Segundo André Perfeito, economista-chefe da corretora Necton, "não há como relativizar as altas recentes" que estão se mostrando "muito piores que inicialmente pensadas". O resultado?
— O BC deverá. sim, elevar a taxa básica em 100 pontos (básico, ou 1 ponto percentual) em maio e, depois, mais 50 pontos (0,5 ponto percentual) em junho, fazendo a Selic chegar a pelo menos 13,25%.
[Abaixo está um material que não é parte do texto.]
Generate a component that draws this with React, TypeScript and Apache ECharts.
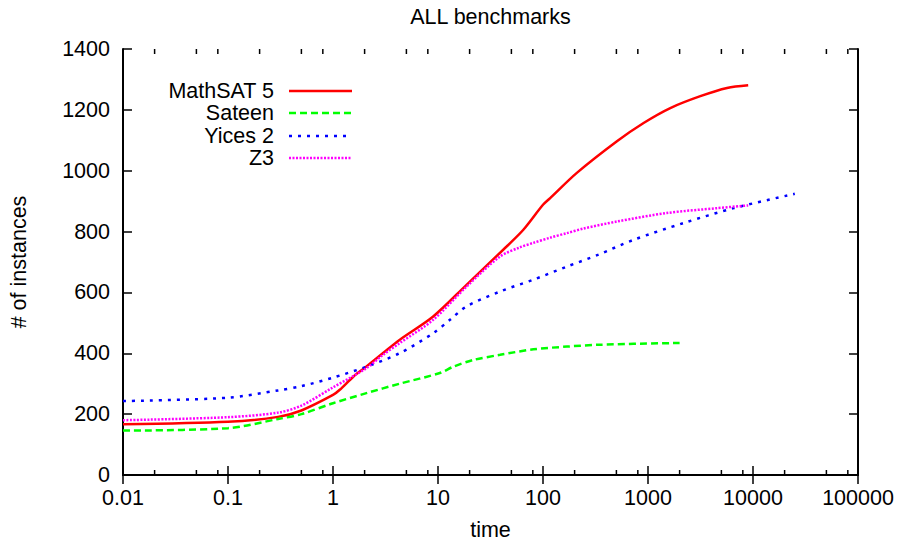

Os principais índices de inflação
IGPs: Índices Gerais de Preços, calculados pela Fundação Getulio Vargas. Têm três variações, IGP-M, IGP-DI e IGP-10, com diferença apenas no período de apuração. Cada um é composto por três subíndices: Índice de Preços no Atacado (IPA), com peso de 60%, Índice de Preços ao Consumidor (IPC), com peso de 30%, e Índice Nacional do Custo da Construção (INCC), com peso de 10%.
IPCA: Índice de Preços ao Consumidor Ampliado, calculado pelo IBGE, é considerado o índice oficial do Brasil porque serve de referência para o Banco Central. Mede a variação de preços de produtos e serviços consumidos por famílias com renda entre um e 40 salários mínimos.
INPC: Índice Nacional de Preços ao Consumidor, também do IBGE, mede avariação nos preços de produtos e serviços consumidos por famílias com renda entre um e oito salários mínimos. É a referência para negociações de reajustes salariais.
IPCs: Índices de Preços ao Consumidor calculados pela FGV, tem quatro variações, entre as quais a mais conhecida é o IPC-S.